Y a pesar de todo intentamos reprimir los sentimientos. Apenas una semana antes una paciente me había contado que cada noche, una tras otra, encendía la tele, se quedaba dormida y despertaba varias horas más tarde. «¿Qué ha sido de mis noches?», se preguntó tumbada en el sofá de mi consulta. Sin embargo, la verdadera pregunta era qué había sido de sus sentimientos.
Otro paciente lamentó hace poco: «Sería agradable ser una de esas personas que no les dan vueltas a las cosas, que se dejan llevar… que viven la vida sin más, ¿verdad?». Yo recuerdo haberle dicho que hay una diferencia entre indagar y obsesionarse, y que si nos desconectamos de nuestros sentimientos y nos limitamos a patinar por la superficie, no encontramos paz ni alegría, solo desidia.
Así pues, no es que esté enamorada de Wendell. El hecho de que por fin me fije en él, no solamente como psicólogo sino también como hombre, demuestra que nuestro trabajo conjunto me ha ayudado a reunirme con la raza humana. De nuevo soy capaz de sentirme atraída por otras personas. Incluso estoy empezando a salir en plan de cita otra vez, aunque me haya limitado a hundir el dedo gordo del pie en el agua.
Antes de marcharme, quiero saber «¿por qué ahora?» en relación a la reforma, a la barba.
—¿Qué le empujó a hacer todo esto? —pregunto.
La barba, explica, apareció sin más cuando pasó unos días fuera de la consulta y sin tener que afeitarse. Luego, cuando llegó el momento de regresar, decidió que le gustaba. En cuanto a la reforma del gabinete, se limita a decir:
—Le hacía falta.
—Pero ¿por qué ahora? —insisto, e intento formular la siguiente parte de mi argumento con elegancia—. Parecía que tuviera esos muebles desde hacía, ejem, bastante tiempo.
Wendell ríe con ganas. Parece ser que no he sido muy sutil.

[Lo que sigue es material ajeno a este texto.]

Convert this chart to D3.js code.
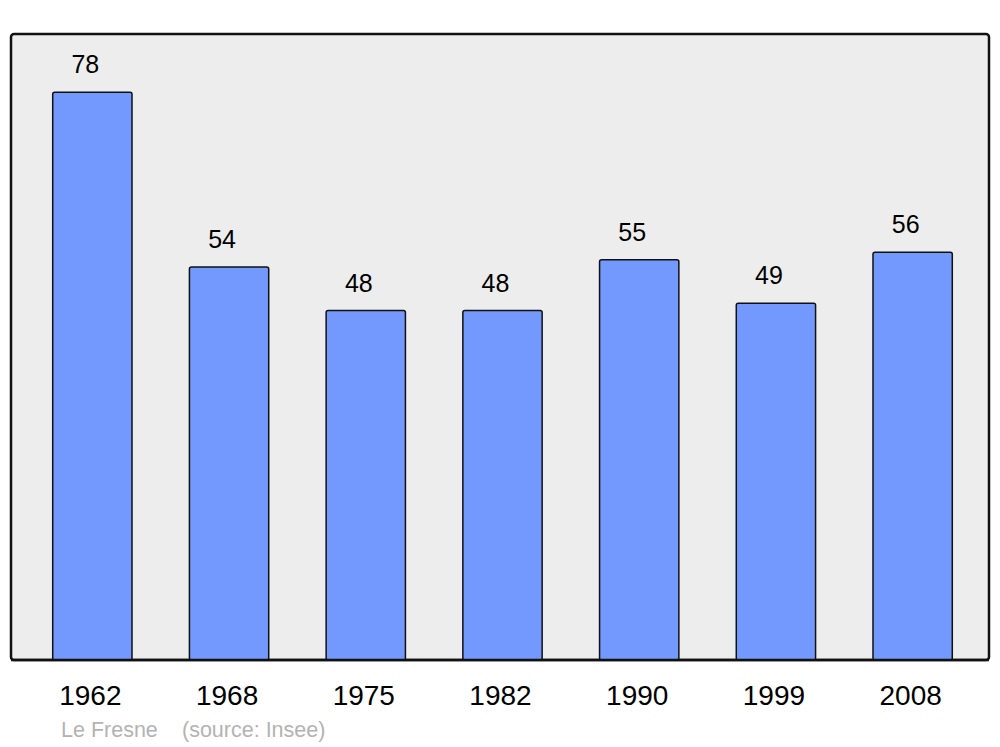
<!DOCTYPE html>
<html>
<head>
<meta charset="utf-8">
<script src="https://cdn.jsdelivr.net/npm/d3@7"></script>
<style>
  html, body { margin: 0; padding: 0; background: #fff; }
  svg { display: block; font-family: 'Liberation Sans', Arial, sans-serif; }
</style>
</head>
<body>
<div id="chart"></div>
<script>
const years = ['1962', '1968', '1975', '1982', '1990', '1999', '2008']
const population = [78, 54, 48, 48, 55, 49, 56]
const caption = 'Le Fresne'
const source = '(source: Insee)'

const W = 1000
const H = 747
const panel = { x: 11, y: 34, w: 978, h: 626 }

const svg = d3.select('#chart').append('svg')
  .attr('width', W)
  .attr('height', H)

// grey plot panel
svg.append('rect')
  .attr('x', panel.x).attr('y', panel.y)
  .attr('width', panel.w).attr('height', panel.h)
  .attr('rx', 3).attr('ry', 3)
  .attr('fill', '#ededed')
  .attr('stroke', '#111')
  .attr('stroke-width', 2.5)

const x = d3.scaleBand()
  .domain(years)
  .range([24, 981])
  .paddingInner(0.42)
  .paddingOuter(0.21)

const y = d3.scaleLinear()
  .domain([0, 86])
  .range([panel.y + panel.h, panel.y])

const data = years.map((yr, i) => ({ year: yr, value: population[i] }))

const bars = svg.selectAll('.bar').data(data).enter()
  .append('g').attr('class', 'bar')

bars.append('rect')
  .attr('x', d => x(d.year))
  .attr('y', d => y(d.value))
  .attr('width', x.bandwidth())
  .attr('height', d => y(0) - y(d.value))
  .attr('rx', 2).attr('ry', 2)
  .attr('fill', '#7399ff')
  .attr('stroke', '#111')
  .attr('stroke-width', 1.5)

// value labels above bars
bars.append('text')
  .text(d => d.value)
  .attr('x', d => x(d.year) + x.bandwidth() / 2 - 7)
  .attr('y', d => y(d.value) - 19)
  .attr('text-anchor', 'middle')
  .attr('font-size', 25)
  .attr('fill', '#000')

// redraw panel bottom edge over the bar bottoms
svg.append('line')
  .attr('x1', panel.x).attr('x2', panel.x + panel.w)
  .attr('y1', panel.y + panel.h).attr('y2', panel.y + panel.h)
  .attr('stroke', '#111')
  .attr('stroke-width', 2.5)

// year axis labels
svg.append('g').selectAll('text').data(years).enter()
  .append('text')
  .text(d => d)
  .attr('x', d => x(d) + x.bandwidth() / 2 - 2)
  .attr('y', 705)
  .attr('text-anchor', 'middle')
  .attr('font-size', 28)
  .attr('fill', '#000')

svg.append('text')
  .attr('x', 61).attr('y', 737)
  .attr('font-size', 21.5)
  .attr('fill', '#b3b3b3')
  .text(caption)

svg.append('text')
  .attr('x', 182).attr('y', 737)
  .attr('font-size', 21.5)
  .attr('fill', '#b3b3b3')
  .text(source)
</script>
</body>
</html>
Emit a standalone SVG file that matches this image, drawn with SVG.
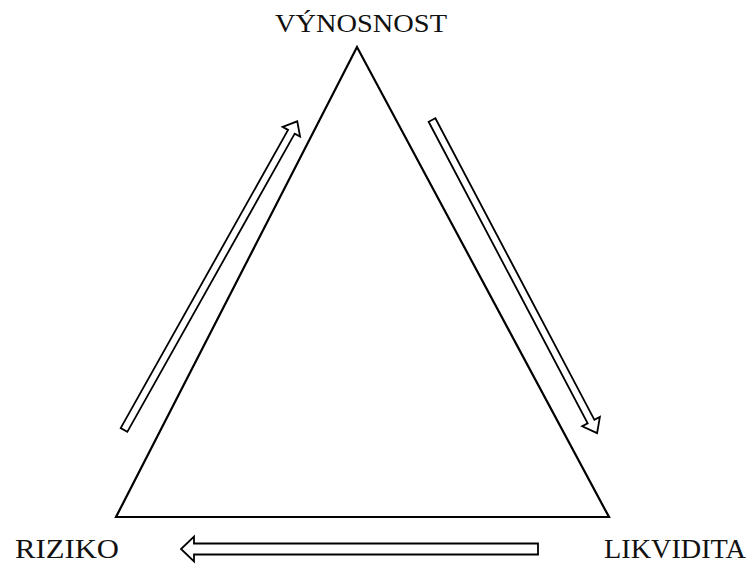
<svg xmlns="http://www.w3.org/2000/svg" width="750" height="565" viewBox="0 0 750 565">
<style>
.lbl{font-family:"Liberation Serif","Times New Roman",serif;fill:#111;}
.edge{fill:none;stroke:#000;stroke-width:2.2;stroke-linejoin:miter;}
.arr{fill:#fff;stroke:#000;stroke-width:1.8;stroke-linejoin:miter;}
</style>
<rect width="750" height="565" fill="#fff"/>
<g id="triangle">
<polygon class="edge" points="357,47 116,517 609,517"/>
</g>
<g id="node-vynosnost">
<text class="lbl" x="275" y="32" font-size="25" textLength="172" lengthAdjust="spacingAndGlyphs">VÝNOSNOST</text>
</g>
<g id="node-riziko">
<text class="lbl" x="15" y="558" font-size="27" textLength="104" lengthAdjust="spacingAndGlyphs">RIZIKO</text>
</g>
<g id="node-likvidita">
<text class="lbl" x="604" y="558" font-size="27" textLength="142" lengthAdjust="spacingAndGlyphs">LIKVIDITA</text>
</g>
<g id="connectors">
<polygon class="arr" transform="translate(124,430) rotate(-60.7)" points="0,-3.8 342,-3.8 342,-10 354,0 342,10 342,3.8 0,3.8"/>
<polygon class="arr" transform="translate(432,120) rotate(62.2)" points="0,-3.8 341,-3.8 341,-10 354,0 341,10 341,3.8 0,3.8"/>
<polygon class="arr" transform="translate(538,549) rotate(180)" points="0,-5.5 344,-5.5 344,-12.5 357,0 344,12.5 344,5.5 0,5.5"/>
</g>
</svg>
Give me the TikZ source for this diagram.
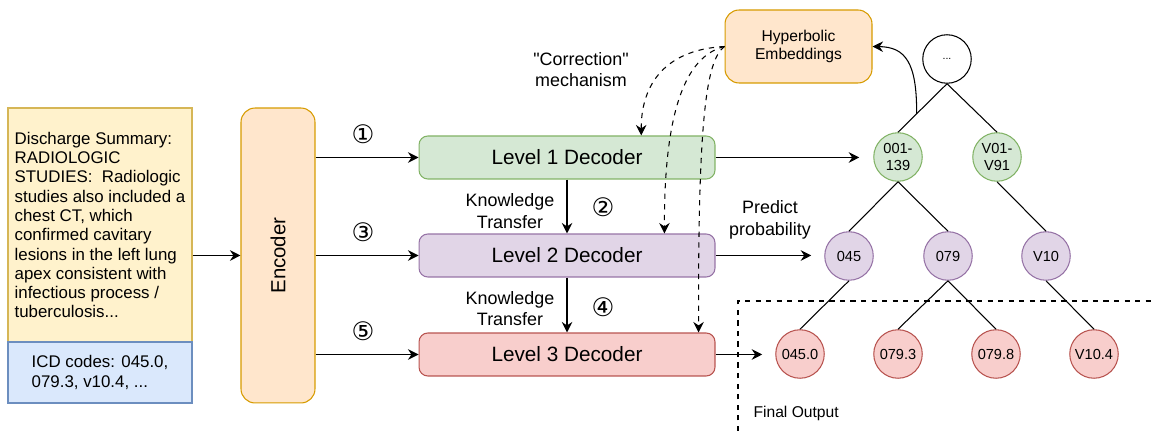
\documentclass[tikz,border=0pt]{standalone}
\usepackage{fontspec}
\setmainfont{Liberation Sans}
\newfontfamily\circfont{DejaVu Sans}
\newfontfamily\quotefont{Liberation Sans}
\usetikzlibrary{positioning,arrows.meta,calc}

\definecolor{yelfill}{HTML}{FFF2CC}
\definecolor{yeldraw}{HTML}{D6B656}
\definecolor{bluefill}{HTML}{DAE8FC}
\definecolor{bluedraw}{HTML}{6C8EBF}
\definecolor{orgfill}{HTML}{FFE6CC}
\definecolor{orgdraw}{HTML}{D79B00}
\definecolor{grnfill}{HTML}{D5E8D4}
\definecolor{grndraw}{HTML}{82B366}
\definecolor{purfill}{HTML}{E1D5E7}
\definecolor{purdraw}{HTML}{9673A6}
\definecolor{redfill}{HTML}{F8CECC}
\definecolor{reddraw}{HTML}{B85450}

\tikzset{
  every path/.style={line width=0.6pt},
  arr/.style={-{Stealth[length=6pt,width=6pt,inset=2pt]}},
  note/.style={draw, minimum width=3.68cm, align=left, inner sep=0pt,
    font=\fontsize{9.6}{11}\selectfont},
  decoder/.style={draw, rounded corners=5pt, minimum width=5.92cm,
    minimum height=0.86cm, font=\fontsize{11.8}{14}\selectfont},
  tn/.style={draw, circle, minimum size=0.97cm, inner sep=0pt, align=center,
    font=\fontsize{8.3}{9.5}\selectfont},
  num/.style={font=\circfont\fontsize{14.5}{16}\selectfont},
  lbl/.style={align=center, font=\fontsize{10.2}{12.3}\selectfont},
}

\begin{document}
\begin{tikzpicture}[x=0.02cm,y=-0.02cm]

  \useasboundingbox (0,0) rectangle (1151,431);

  % input text and encoder
  \node[note, fill=yelfill, draw=yeldraw, minimum height=4.68cm] (txt) at (100,225)
    {Discharge Summary:\\RADIOLOGIC\\STUDIES:~ Radiologic\\studies also included a\\chest CT, which\\confirmed cavitary\\lesions in the left lung\\apex consistent with\\infectious process /\\tuberculosis...};
  \node[note, fill=bluefill, draw=bluedraw, minimum height=1.22cm] (icd) at (100,372.5)
    {ICD codes: 045.0,\\079.3, v10.4, ...};
  \node[draw=orgdraw, fill=orgfill, rounded corners=8pt, minimum width=1.48cm,
    minimum height=5.9cm, font=\fontsize{11.6}{14}\selectfont] (enc) at (278,255.5)
    {\rotatebox{90}{Encoder}};

  \draw[arr] (txt.east |- enc) -- (enc);

  % decoders
  \node[decoder, fill=grnfill, draw=grndraw] (l1) at (567,157.5) {Level 1 Decoder};
  \node[decoder, fill=purfill, draw=purdraw] (l2) at (567,255.5) {Level 2 Decoder};
  \node[decoder, fill=redfill, draw=reddraw] (l3) at (567,354.5) {Level 3 Decoder};

  \draw[arr] (enc.east |- l1) -- (l1);
  \draw[arr] (enc.east |- l2) -- (l2);
  \draw[arr] (enc.east |- l3) -- (l3);
  \draw[arr] (l1) -- (l2);
  \draw[arr] (l2) -- (l3);

  \node[num] (s1) at (363,134) {①};
  \node[num] (s2) at (603,207) {②};
  \node[num] (s3) at (363,232) {③};
  \node[num] (s4) at (603,307) {④};
  \node[num] (s5) at (363,331) {⑤};

  \node[lbl] (kt1) at (510,211) {Knowledge\\Transfer};
  \node[lbl] (kt2) at (510,308.5) {Knowledge\\Transfer};

  % hyperbolic embeddings
  \node[draw=orgdraw, fill=orgfill, rounded corners=8pt, minimum width=2.94cm,
    minimum height=1.46cm, align=center, font=\fontsize{8.9}{9.8}\selectfont] (hyp)
    at (798.5,46.5) {Hyperbolic\\Embeddings};
  \node[lbl, font=\quotefont\fontsize{10.2}{12.3}\selectfont] (cm) at (581,69.5)
    {"Correction"\\mechanism};

  \draw[arr, dashed] (hyp.west) .. controls (660,50) and (641,90)
    .. ($(l1.north west)!0.75!(l1.north east)$);
  \draw[arr, dashed] (hyp.west) .. controls (690,55) and (664,100)
    .. ($(l2.north west)!0.828!(l2.north east)$);
  \draw[arr, dashed] (hyp.west) .. controls (706,60) and (698,120)
    .. ($(l3.north west)!0.943!(l3.north east)$);

  % code tree
  \node[tn, fill=white, font=\fontsize{6}{7}\selectfont] (r0) at (947,59) {...};
  \node[tn, fill=grnfill, draw=grndraw] (g1) at (898,157) {001-\\139};
  \node[tn, fill=grnfill, draw=grndraw] (g2) at (997,157) {V01-\\V91};
  \node[tn, fill=purfill, draw=purdraw] (p1) at (849,256) {045};
  \node[tn, fill=purfill, draw=purdraw] (p2) at (948,256) {079};
  \node[tn, fill=purfill, draw=purdraw] (p3) at (1046,256) {V10};
  \node[tn, fill=redfill, draw=reddraw] (q1) at (800,354) {045.0};
  \node[tn, fill=redfill, draw=reddraw] (q2) at (898,354) {079.3};
  \node[tn, fill=redfill, draw=reddraw] (q3) at (996,354) {079.8};
  \node[tn, fill=redfill, draw=reddraw] (q4) at (1094,354) {V10.4};

  \path[draw] (r0.south) edge (g1.north);
  \path[draw] (r0.south) edge (g2.north);
  \path[draw] (g1.south) edge (p1.north);
  \path[draw] (g1.south) edge (p2.north);
  \path[draw] (g2.south) edge (p3.north);
  \path[draw] (p1.south) edge (q1.north);
  \path[draw] (p2.south) edge (q2.north);
  \path[draw] (p2.south) edge (q3.north);
  \path[draw] (p3.south) edge (q4.north);

  \coordinate (kb) at ($(r0.south)!0.62!(g1.north)$);
  \draw[arr] (kb) .. controls (917,62) and (905,47) .. (hyp.east);

  \draw[arr, shorten >=0.28cm] (l1.east) -- (l1.east -| g1.west);
  \draw[arr, shorten >=0.26cm] (l2.east) -- (l2.east -| p1.west);
  \draw[arr, shorten >=0.26cm] (l3.east) -- (l3.east -| q1.west);

  \node[lbl] (pp) at (770,220) {Predict\\probability};

  % final output region
  \draw[dashed] (738,431) -- (738,301) -- (1151,301);
  \node[anchor=west, inner sep=0pt, font=\fontsize{8.9}{10}\selectfont] (fo)
    at (753,413) {Final Output};

\end{tikzpicture}
\end{document}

—A veces —dice— el cambio es así.
De nuevo en la zona de entrada, camino junto al nuevo biombo, de diseño, que separa la salida de los asientos. En el exterior el aire se desdibuja sobre la acera por efecto del calor y, mientras espero para cruzar, la canción de los Imagine Dragons se apodera de mi mente de nuevo. I’ve been waiting to smile, ‘ey, been holding it in for a while (ya tenía ganas de sonreír, llevaba un tiempo reprimiéndome). Cuando el semáforo cambia a verde, cruzo la calle y me encamino al aparcamiento, pero hoy no subo al coche. Sigo andando hasta llegar a un escaparate: un salón de belleza.
Veo mi reflejo en el cristal y me detengo un momento para ajustarme el top —el de Antropologie, que he escogido especialmente para la cita de esta noche— antes de entrar a toda prisa.
Llego justo a tiempo a mi cita para hacerme la cera.